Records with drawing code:
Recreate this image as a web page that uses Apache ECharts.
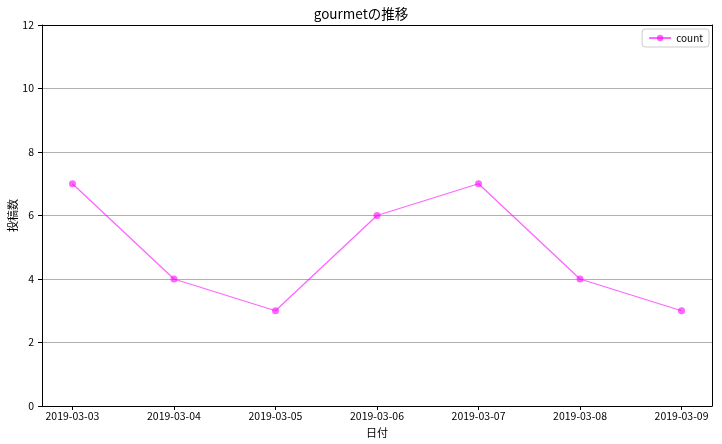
<!DOCTYPE html>
<html><head><meta charset="utf-8">
<script src="https://cdn.jsdelivr.net/npm/echarts@6/dist/echarts.min.js"></script>
<style>html,body{margin:0;padding:0;background:#fff}#c{width:722px;height:444px}</style>
</head><body><div id="c"></div>
<script>
const categories = ['2019-03-03','2019-03-04','2019-03-05','2019-03-06','2019-03-07','2019-03-08','2019-03-09'];
const counts = [7,4,3,6,7,4,3];
const yTicks = [0,2,4,6,8,10,12];
const FONT = '"Noto Sans CJK JP", "DejaVu Sans", sans-serif';
const idx = categories.map((_, i) => i);
const frameAxis = {show:true, axisLine:{show:true, onZero:false, lineStyle:{color:'#000', width:1}}, axisTick:{show:false}, axisLabel:{show:false}, splitLine:{show:false}};
const chart = echarts.init(document.getElementById('c'), null, {renderer:'canvas'});
chart.setOption({
  animation:false,
  textStyle:{fontFamily:FONT},
  title:{text:'gourmetの推移', left:'center', top:2, textStyle:{fontSize:13.5, fontWeight:'normal', color:'#000', fontFamily:FONT}},
  legend:{right:13, top:29, data:['count'], itemWidth:22, itemHeight:8, padding:[4,6,4,6], borderColor:'#ccc', borderWidth:1, borderRadius:3, textStyle:{fontSize:10, color:'#000', fontFamily:FONT}},
  grid:{left:42, right:10, top:25, bottom:38, outerBoundsMode:'none', show:false},
  xAxis:[{type:'value', min:-0.3, max:6.3, name:'日付', nameLocation:'middle', nameGap:21, nameMoveOverlap:false,
    nameTextStyle:{fontSize:11, color:'#000', fontFamily:FONT},
    axisLine:{show:true, onZero:false, lineStyle:{color:'#000', width:1}},
    axisTick:{show:true, inside:false, length:4, customValues:idx, lineStyle:{color:'#000'}},
    axisLabel:{customValues:idx, formatter:v=>categories[Math.round(v)], fontSize:10.5, color:'#000', margin:5, fontFamily:FONT},
    splitLine:{show:false}},
    Object.assign({type:'value', position:'top', min:-0.3, max:6.3}, frameAxis)],
  yAxis:[{type:'value', min:yTicks[0], max:yTicks[yTicks.length-1], interval:2, name:'投稿数', nameLocation:'middle', nameGap:24, nameMoveOverlap:false,
    nameTextStyle:{fontSize:11, color:'#000', fontFamily:FONT},
    axisLine:{show:true, onZero:false, lineStyle:{color:'#000', width:1}},
    axisTick:{show:true, inside:false, length:4, lineStyle:{color:'#000'}},
    axisLabel:{fontSize:10.5, color:'#000', margin:8, fontFamily:FONT},
    splitLine:{show:true, lineStyle:{color:'#b0b0b0', width:1}}},
    Object.assign({type:'value', position:'right', min:0, max:12, interval:2}, frameAxis)],
  series:[{name:'count', type:'line', data:counts.map((v,i)=>[i,v]), symbol:'circle', symbolSize:7,
    lineStyle:{color:'rgba(255,0,255,0.6)', width:1.3}, itemStyle:{color:'rgba(255,0,255,0.6)', borderWidth:0}}]
});
</script></body></html>
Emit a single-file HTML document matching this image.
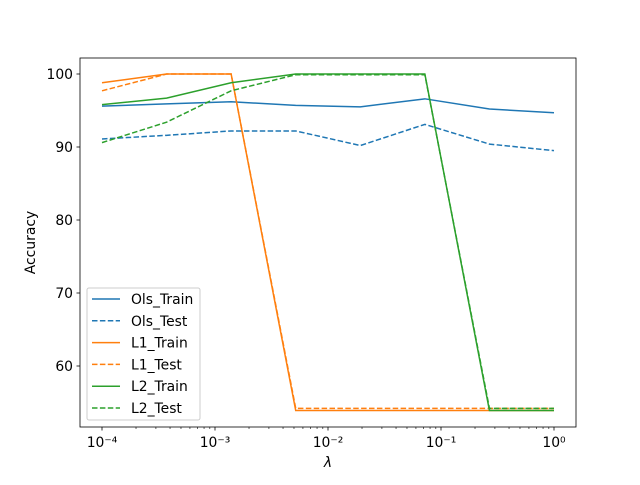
<!DOCTYPE html>
<html><head><meta charset="utf-8"><style>
body{margin:0;background:#fff}
svg{font-family:"DejaVu Sans","Liberation Sans",sans-serif}
</style></head><body>
<svg id="c" width="640" height="480"></svg>
<script>
const xs=[1e-4,3.728e-4,1.389e-3,5.179e-3,1.931e-2,7.197e-2,0.2683,1];
const olsTrain=[95.6,95.9,96.2,95.7,95.5,96.6,95.2,94.7];
const olsTest=[91.1,91.6,92.2,92.2,90.2,93.1,90.4,89.5];
const l1Train=[98.8,100,100,53.9,53.9,53.9,53.9,53.9];
const l1Test=[97.7,100,100,54.2,54.2,54.2,54.2,54.2];
const l2Train=[95.8,96.7,98.8,100,100,100,53.9,53.9];
const l2Test=[90.6,93.4,97.7,99.9,99.9,99.9,54.2,54.2];
const yTicks=[60,70,80,90,100];
const xTickExp=[-4,-3,-2,-1,0];
const xTickLabels=["10\u207B\u2074","10\u207B\u00B3","10\u207B\u00B2","10\u207B\u00B9","10\u2070"];
const series=[
 {name:"Ols_Train",data:olsTrain,color:"#1f77b4",dash:""},
 {name:"Ols_Test",data:olsTest,color:"#1f77b4",dash:"5.5,2.4"},
 {name:"L1_Train",data:l1Train,color:"#ff7f0e",dash:""},
 {name:"L1_Test",data:l1Test,color:"#ff7f0e",dash:"5.5,2.4"},
 {name:"L2_Train",data:l2Train,color:"#2ca02c",dash:""},
 {name:"L2_Test",data:l2Test,color:"#2ca02c",dash:"5.5,2.4"}];
const L=80,R=576,T=58,B=427;
const X=v=>102+(Math.log10(v)+4)*113;
const Y=v=>74+(100-v)*7.3;
const svg=document.getElementById('c');const NS="http://www.w3.org/2000/svg";
function mk(t,a,p){const e=document.createElementNS(NS,t);for(const k in a)e.setAttribute(k,a[k]);(p||svg).appendChild(e);return e;}
series.forEach(s=>{
 const pl=mk('polyline',{points:s.data.map((v,i)=>X(xs[i])+","+Y(v)).join(" "),fill:"none",stroke:s.color,"stroke-width":1.5,"stroke-dasharray":s.dash});
 
 
});
const fr=mk('rect',{x:L,y:T,width:R-L,height:B-T,fill:"none",stroke:"#000","stroke-width":0.8});


yTicks.forEach(v=>{const y=Y(v);mk('line',{x1:L-3.5,x2:L,y1:y,y2:y,stroke:"#000","stroke-width":0.8});
 const t=mk('text',{x:L-7,y:y+5,"text-anchor":"end","font-size":13.9});t.textContent=v;
 
 });
xTickExp.forEach((e,i)=>{const x=X(Math.pow(10,e));mk('line',{x1:x,x2:x,y1:B,y2:B+3.5,stroke:"#000","stroke-width":0.8});
 for(let m=2;m<10&&e<0;m++){const xm=X(m*Math.pow(10,e));mk('line',{x1:xm,x2:xm,y1:B,y2:B+2,stroke:"#000","stroke-width":0.6});}
 const t=mk('text',{x:x,y:B+20,"text-anchor":"middle","font-size":13.9});t.textContent=xTickLabels[i];
 
 });
const yl=mk('text',{x:35,y:(T+B)/2,"text-anchor":"middle","font-size":13.9,transform:`rotate(-90 35 ${(T+B)/2})`});yl.textContent="Accuracy";


const xl=mk('text',{x:(L+R)/2,y:B+40,"text-anchor":"middle","font-size":13.9,"font-style":"italic"});xl.textContent="\u03BB";


const lg=mk('g',{});


mk('rect',{x:87,y:288,width:113,height:132,rx:2,fill:"#fff","fill-opacity":0.8,stroke:"#ccc"},lg);
series.forEach((s,i)=>{const y=299+i*21.8;
 mk('line',{x1:92,x2:120,y1:y,y2:y,stroke:s.color,"stroke-width":1.5,"stroke-dasharray":s.dash},lg);
 const t=mk('text',{x:131,y:y+5,"font-size":13.9},lg);t.textContent=s.name;
 
 });
</script>
</body></html>
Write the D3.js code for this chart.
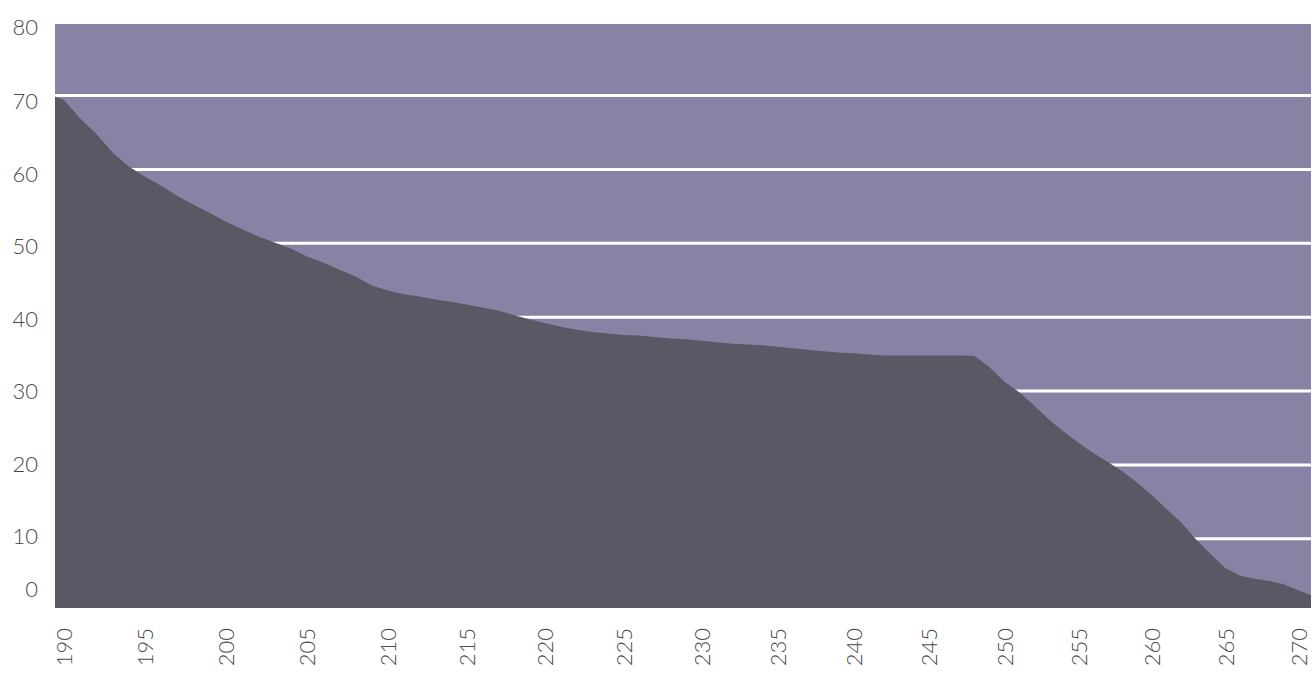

* **Exercise aim**: Determine the number of lines in the listing that hold the word "image", and supply that number and nothing further.

* **Right answer**: 2